Before coming into FA, I really thought that all I needed was a bigger bathtub. I had convinced myself of this after I had risen from the tub and a large tidal wave gushed down the drain. It was like a miniature Niagara Falls.

At that moment, I told myself, I’ve outgrown this tub. It was then that I came up with the grand idea: I’ll get a larger one, perhaps a garden tub.

I remember weighing myself shortly afterwards. I was 51 years old, 5’8 tall,” and I weighed 289 pounds, just eleven pounds short of 300. “Grossly obese,” the charts stated. As I stood in front of the mirror, I asked myself: What happened? How did I gain all this weight?

As far back as I can remember, I’ve always loved sugary foods. As a small child, I craved them, even though very few sweets were kept in our home. I did live for those days when the smell from mom’s baking met me at the door when I came home from school.

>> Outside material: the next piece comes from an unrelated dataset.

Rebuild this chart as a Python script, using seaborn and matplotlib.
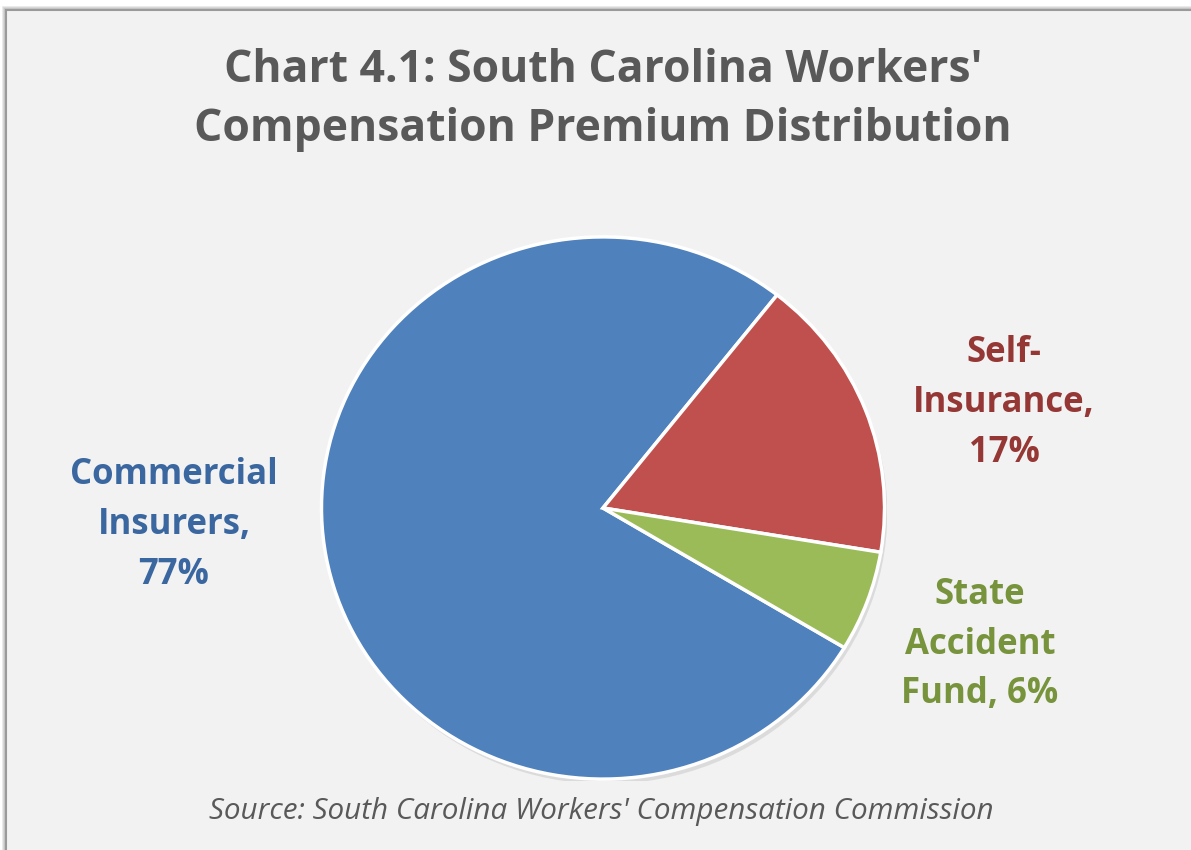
import matplotlib.pyplot as plt
import matplotlib.patches as mpatches
import seaborn as sns

# Data
categories = ["Commercial\nInsurers,", "Self-\nInsurance,", "State\nAccident\nFund,"]
shares = [77, 17, 6]
slice_colors = ["#4F81BD", "#C0504D", "#9BBB59"]
label_colors = ["#3A67A0", "#953735", "#77933C"]

title = "Chart 4.1: South Carolina Workers'\nCompensation Premium Distribution"
source = "Source: South Carolina Workers' Compensation Commission"

sns.set_theme(style="white")
plt.rcParams['font.family'] = ['Open Sans', 'DejaVu Sans']

W, H = 1191, 850
fig = plt.figure(figsize=(W / 100, H / 100), dpi=100)
fig.patch.set_facecolor("white")

# chart frame with a soft shadow (cut off at right/bottom like the screenshot)
for i, c in enumerate(["#e6e6e6", "#d4d4d4", "#c2c2c2"]):
    fig.patches.append(mpatches.Rectangle(((3 + i) / W, 0), 1.2, (H - 7 - i) / H,
                                          transform=fig.transFigure,
                                          facecolor="none", edgecolor=c, lw=1.2, zorder=-2))
fig.patches.append(mpatches.Rectangle((6 / W, -0.1), 1.2, (H - 10) / H + 0.1,
                                      transform=fig.transFigure,
                                      facecolor="#F2F2F2", edgecolor="#9A9A9A", lw=1.5, zorder=-1))

# pie axes: centre (603, 508) px, the screenshot is slightly squashed vertically
cx, cy, rx, ry = 603, 508, 281.5, 271
ax = fig.add_axes([(cx - rx - 2) / W, (H - cy - ry - 2) / H, (2 * rx + 4) / W, (2 * ry + 4) / H])
ax.set_facecolor("none")
ax.set_zorder(1)

# soft shadow under the pie
ax.add_patch(mpatches.Circle((0.01, -0.018), 1.0, facecolor="#cccccc", edgecolor="none",
                             alpha=0.6, zorder=0))
wedges, _ = ax.pie(shares, colors=slice_colors, startangle=-31, counterclock=False,
                   radius=1.0, wedgeprops=dict(edgecolor="white", linewidth=2.5))
ax.set_aspect("auto")
ax.set_xlim(-1.007, 1.007)
ax.set_ylim(-1.007, 1.007)
ax.axis("off")

# data labels
label_pos = [(174, 525), (1004, 403), (980, 645)]
for cat, val, col, (x, y) in zip(categories, shares, label_colors, label_pos):
    txt = f"{cat} {val}%" if cat.startswith("State") else f"{cat}\n{val}%"
    fig.text(x / W, 1 - y / H, txt, ha="center", va="center", fontsize=25,
             fontweight="bold", color=col, linespacing=1.5, zorder=3)

fig.text(603 / W, 1 - 100 / H, title, ha="center", va="center", fontsize=32,
         fontweight="bold", color="#595959", linespacing=1.44, zorder=3)
fig.text(601 / W, 1 - 812 / H, source, ha="center", va="center", fontsize=21.3,
         style="italic", color="#595959", zorder=3)

fig.savefig("out.png", dpi=100, facecolor=fig.get_facecolor())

There were seven children in the family, so seldom were seconds given out of anything. My father worked and provided, but there always seemed to be just enough. I was a smart, innovative kid who found several ways to get pennies and nickels to take to the corner store, where a nickel used to buy a bag of sweets.

At school I picked my friends very carefully. Their friendship with me depended on if they could freely supply me with sweets, or if they had the money to give me to buy them myself. I befriended the girl who sold sweets at her little locker store at school. Most times, I had free reign of whatever she had to sell. I also had a friend who would take fifty-cent pieces from her home to give me so that I could buy sweets after school. At thirteen, I took a babysitting job at a nearby neighbor’s home, solely based on their huge snack cabinet, which they let me use freely. (The neighbor couple and their daughter were obese.)

During the summer months when school was out, I stayed high in the fruit trees that were on our property, eating continuously whatever was in my reach. I always ignored the warnings of the side effects of overeating fruit. I thought: It’s worth it.

At around the age of ten or eleven, we moved to another house. There were no fruit trees, so I became best friends with two overweight girls. Both of their households had food, snacks, and sugary sweets in abundance that were readily available.

At fourteen, going through puberty was really the first time I started focusing on my weight. The scale at that time read 138 pounds. I didn’t weight myself often, but I remembered once weighing 110. Then when my fixation on my weight took off, but I didn’t stop eating.

I compared myself to everyone everywhere, especially those young teens in the magazines. Twiggy was very popular at the time. I felt overweight. Pictures showed I was not, that I was very average, but in my head, I was heavy.

Through college, I ate floury, sugar-baked goods in between classes, before and after tests, and while studying for a test. School was centered around food.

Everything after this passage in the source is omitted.